If \(\mathrm{A}(-4,5, \mathrm{P}), \mathrm{B}(3,1,4)\) and \(\mathrm{C}(-2,0, \mathrm{q})\) are the vertices of a triangle \(A B C\) and \(G(r, q, 1)\) is its centroid, then the value of \(2 p+q-r\) is equal to

\(\mathrm{A}(-4,5, \mathrm{p}), \mathrm{B}(3,1,4)\) and \(\mathrm{C}(-2,0, \mathrm{q})\) are vertices of triangle \(A B C\)
\(\therefore \quad\) Centroid
\(\equiv\left(\frac{x_1+x_2+x_3}{3}, \frac{y_1+y_2+y_3}{3}, \frac{\mathrm{z}_1+\mathrm{z}_2+\mathrm{z}_3}{3}\right)\)

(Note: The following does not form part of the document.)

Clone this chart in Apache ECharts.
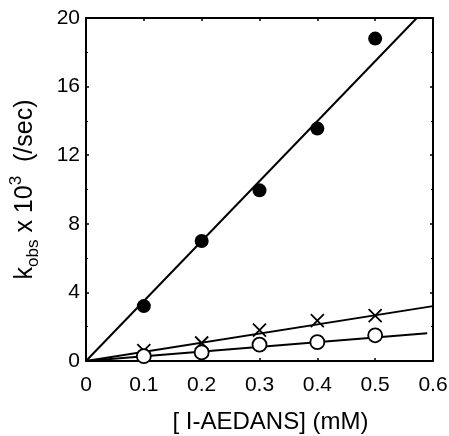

\(\Rightarrow(\mathrm{r}, \mathrm{q}, 1) \equiv\left(\frac{-4+3-2}{3}, \frac{5+1+0}{3}, \frac{\mathrm{p}+4+\mathrm{q}}{3}\right)\)
\(\begin{aligned}
& \Rightarrow \mathrm{r}=-1, \mathrm{q}=2, \mathrm{p}+\mathrm{q}+4=3 \\
& \Rightarrow \mathrm{r}=-1, \mathrm{q}=2, \mathrm{p}=-3 \\
& \therefore \quad 2 \mathrm{p}+\mathrm{q}-\mathrm{r}=2(-3)+2+1 \\
& =-6+2+1 \\
& =-3
\end{aligned}\)